E’ tutta colpa della comunicazione, e forse addirittura di un frettoloso comunicato stampa, se il processo sul terremoto dell’Aquila è diventato un pasticcio tanto doloroso quanto inestricabile. Non si tratta soltanto del giudizio rovesciato rispetto al primo grado, ma della materia stessa del processo, che qualcuno ha letto come un processo a scienziati che non erano stati in grado di prevedere un terremoto, fenomeno che –notoriamente- la scienza attuale non è in grado di prevedere. Questa parodia interpretativa si è diffusa anche nella comunità scientifica internazionale, che ha considerato l’Italia ferma al processo contro Galileo Galilei, condannato per eresia per aver sostenuto, non senza sarcasmo, la supremazia del sistema copernicano rispetto a quello tolemaico.
Come si possono processare degli scienziati per non aver previsto qualcosa di imprevedibile? Non si può. Il processo celebrato a l’Aquila, sul terremoto che ha distrutto la città il 6 aprile 2009 ed ha fatto 309 vittime, ha infatti un segno esattamente opposto. Se un terremoto non si può prevedere non si può nemmeno dire che “non” ci sarà, come invece, con una certa ambiguità comunicativa si è fatto. L’origine del pasticcio, che ha avuto conseguenze catastrofiche, sta nell’intreccio oscuro, malato e tanto frequente, tra politica e comunicazione, alla voglia pazza di utilizzare ai propri fini propagandistici la credibilità di scienziati autorevoli, per indirizzare l’opinione pubblica. Nella primavera del 2009 l’Aquila tremava da mesi dentro uno sciame sismico che sembrava interminabile.
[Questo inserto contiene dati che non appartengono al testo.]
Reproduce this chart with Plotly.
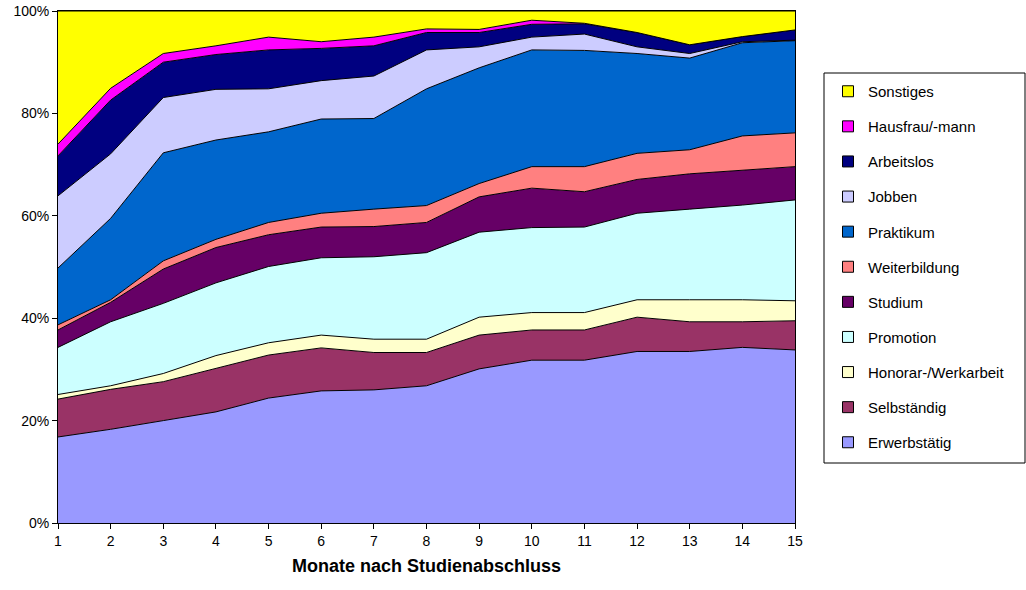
import plotly.graph_objects as go

months = list(range(1, 16))
tick_labels = [str(m) for m in months]

erwerbstaetig = [16.8, 18.3, 20.0, 21.7, 24.4, 25.8, 26.0, 26.8, 30.1, 31.8, 31.8, 33.5, 33.5, 34.3, 33.8]
selbstaendig = [7.4, 7.8, 7.6, 8.5, 8.4, 8.4, 7.3, 6.5, 6.6, 5.9, 5.9, 6.7, 5.8, 5.0, 5.7]
honorar = [0.9, 0.7, 1.6, 2.5, 2.4, 2.5, 2.6, 2.6, 3.5, 3.4, 3.4, 3.4, 4.3, 4.3, 3.9]
promotion = [9.2, 12.5, 13.7, 14.2, 14.9, 15.1, 16.1, 16.9, 16.6, 16.6, 16.7, 16.9, 17.7, 18.5, 19.7]
studium = [3.4, 3.8, 6.7, 6.9, 6.2, 6.0, 5.9, 5.9, 6.9, 7.7, 6.9, 6.6, 6.9, 6.8, 6.5]
weiterbildung = [1.0, 0.5, 1.6, 1.6, 2.4, 2.7, 3.4, 3.3, 2.6, 4.2, 4.9, 5.1, 4.7, 6.7, 6.6]
praktikum = [11.1, 15.9, 21.1, 19.4, 17.7, 18.4, 17.7, 22.8, 22.6, 22.8, 22.7, 19.5, 17.9, 18.2, 18.0]
jobben = [14.1, 12.6, 10.8, 9.9, 8.4, 7.5, 8.3, 7.6, 4.1, 2.5, 3.2, 1.3, 0.9, 0.2, 0.1]
arbeitslos = [7.8, 10.5, 6.9, 6.8, 7.6, 6.3, 5.9, 3.4, 2.8, 2.5, 2.0, 2.8, 1.7, 1.0, 2.0]
hausfrau = [2.3, 2.3, 1.7, 1.7, 2.5, 1.3, 1.7, 0.7, 0.6, 0.8, 0.1, 0.0, 0.0, 0.0, 0.0]
sonstiges = [26.0, 15.1, 8.3, 6.8, 5.1, 6.0, 5.0, 3.5, 3.6, 1.8, 2.4, 4.2, 6.6, 5.0, 3.7]

series = [
    ("Erwerbstätig", erwerbstaetig, "#9999FF"),
    ("Selbständig", selbstaendig, "#993366"),
    ("Honorar-/Werkarbeit", honorar, "#FFFFCC"),
    ("Promotion", promotion, "#CCFFFF"),
    ("Studium", studium, "#660066"),
    ("Weiterbildung", weiterbildung, "#FF8080"),
    ("Praktikum", praktikum, "#0066CC"),
    ("Jobben", jobben, "#CCCCFF"),
    ("Arbeitslos", arbeitslos, "#000080"),
    ("Hausfrau/-mann", hausfrau, "#FF00FF"),
    ("Sonstiges", sonstiges, "#FFFF00"),
]

fig = go.Figure()
for name, vals, color in series:
    fig.add_trace(go.Scatter(
        x=months, y=vals, name=name, mode="lines",
        stackgroup="one", fillcolor=color,
        line=dict(color="black", width=1),
        showlegend=False,
    ))

# legend entries with square swatches, top-to-bottom = Sonstiges ... Erwerbstätig
for name, vals, color in reversed(series):
    fig.add_trace(go.Scatter(
        x=[None], y=[None], name=name, mode="markers",
        marker=dict(symbol="square", size=11, color=color,
                    line=dict(color="black", width=1)),
        legendgroup=name, showlegend=True, hoverinfo="skip",
    ))

font = "Liberation Sans, Arial, sans-serif"

W, H = 1026, 590
px_l, px_r, px_t, px_b = 58, 795, 11, 523

def xp(px):
    return (px - px_l) / (px_r - px_l)

def yp(py):
    return (px_b - py) / (px_b - px_t)

fig.add_shape(type="rect", xref="paper", yref="paper",
              x0=xp(824), x1=xp(1025), y0=yp(463), y1=yp(73),
              line=dict(color="black", width=1), fillcolor="white", layer="below")

fig.update_layout(
    width=W, height=H,
    margin=dict(l=px_l, r=W - px_r, t=px_t, b=H - px_b),
    paper_bgcolor="white", plot_bgcolor="white",
    font=dict(family=font, size=14, color="black"),
    showlegend=True,
    legend=dict(
        x=xp(828), y=yp(75), xanchor="left", yanchor="top",
        traceorder="grouped", tracegroupgap=12.6,
        borderwidth=0, bgcolor="rgba(0,0,0,0)",
        font=dict(family=font, size=15, color="black"),
    ),
    xaxis=dict(
        range=[1, 15], tickmode="array", tickvals=months, ticktext=tick_labels,
        ticks="outside", ticklen=5, tickcolor="black",
        showline=True, linecolor="black", linewidth=1, mirror=True,
        showgrid=False, zeroline=False, automargin=False,
        tickfont=dict(size=14),
        title=dict(text="<b>Monate nach Studienabschluss</b>", font=dict(size=18), standoff=11),
    ),
    yaxis=dict(
        range=[0, 100], dtick=20, ticksuffix="%",
        ticks="outside", ticklen=5, tickcolor="black",
        showline=True, linecolor="black", linewidth=1, mirror=True,
        showgrid=False, zeroline=False, automargin=False,
        tickfont=dict(size=14),
    ),
)

fig.write_html("out.html",
               config={"displayModeBar": False},
               post_script="document.body.style.margin='0';document.body.style.overflow='hidden';")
Un tecnico, Giampaolo Giuliani, recuperando una vecchia teoria basata sul gas radom, che la comunità scientifica considera del tutto infondata, aveva lanciato l’allarme su un’imminente scossa devastante, innescando ulteriore ansia e sconcerto nella popolazione. Ma il governo di allora –come tutti i governi- era aprioristicamente ostile a qualsiasi messaggio che potesse sollevare inquietudine perché dovevamo vivere nella migliore delle Italie possibili. Ecco, allora, che scatta una poderosa ed abile operazione comunicativa, che per essere più forte e credibile, si traveste di “scientificità”. Per demolire i messaggi ansiogeni del tecnico Giuliani, sui quali i media si gettavano come cani affamati, l’allora responsabile della potentissima Protezione Civile, Guido Bertolaso, e il suo vice, Bernardo De Bernardis (l’unico condannato, anche in secondo grado, a due anni e la non menzione) escogitano una mossa geniale: convocano in fretta e furia una riunione di altissimo livello, chiamando eminenti scienziati e lo stesso sindaco della città.
La riunione, alla quale gli scienziati si presentano con una copiosa documentazione, dura un’oretta e viene chiusa in fretta perché De Bernardis deve presentare ai mass media un comunicato stampa del tutto tranquillizzante. Missione compiuta. Purtroppo, pochi giorni dopo arrivò davvero la scossa devastante e non pochi aquilani, tranquillizzati dalla potenza comunicativa del governo, restarono in casa anche dopo la prima scossa restando uccisi in quella successiva. Il “mandante” di quella clamorosa operazione comunicativa ormai è quasi dimenticato; i suoi esecutori forse saranno condannati; ma quale è stato il ruolo degli scienziati, assolti perché “il fatto non sussiste”? Naturalmente sono “innocenti”, ma rischiano di aver tradito il loro ruolo, di essere stati distratti e superficiali sul piano della comunicazione, perché è materia che non li riguarda, dimenticando che Galileo Galilei, “il maestro di color che sanno” nella scienza moderna, fu anche e forse soprattutto un formidabile comunicatore, capace di diffondere e divulgare risultati e metodo della nuova scienza. E forse proprio per questo fu condannato dal Sant’Uffizio.
Questi autorevoli scienziati si sono dimenticati di controllare se le loro parole venivano deformate da chi voleva strumentalizzarli e piegarli alla propria opinione (ladoxa è il contrario della certezza scientifica). Adesso sono stati assolti, ma forse –senza la minaccia di torture, come avvenne al vecchio Galilei- si sono distratti o piegati alle lusinghe del potere ed hanno abiurato al rigore del metodo scientifico e all’obbligo della sospensione del giudizio (epoché) in assenza di prove e dimostrazioni adeguate e condivise. E così, il rapporto tra politica e scienza resta faticoso e a tratti pericoloso.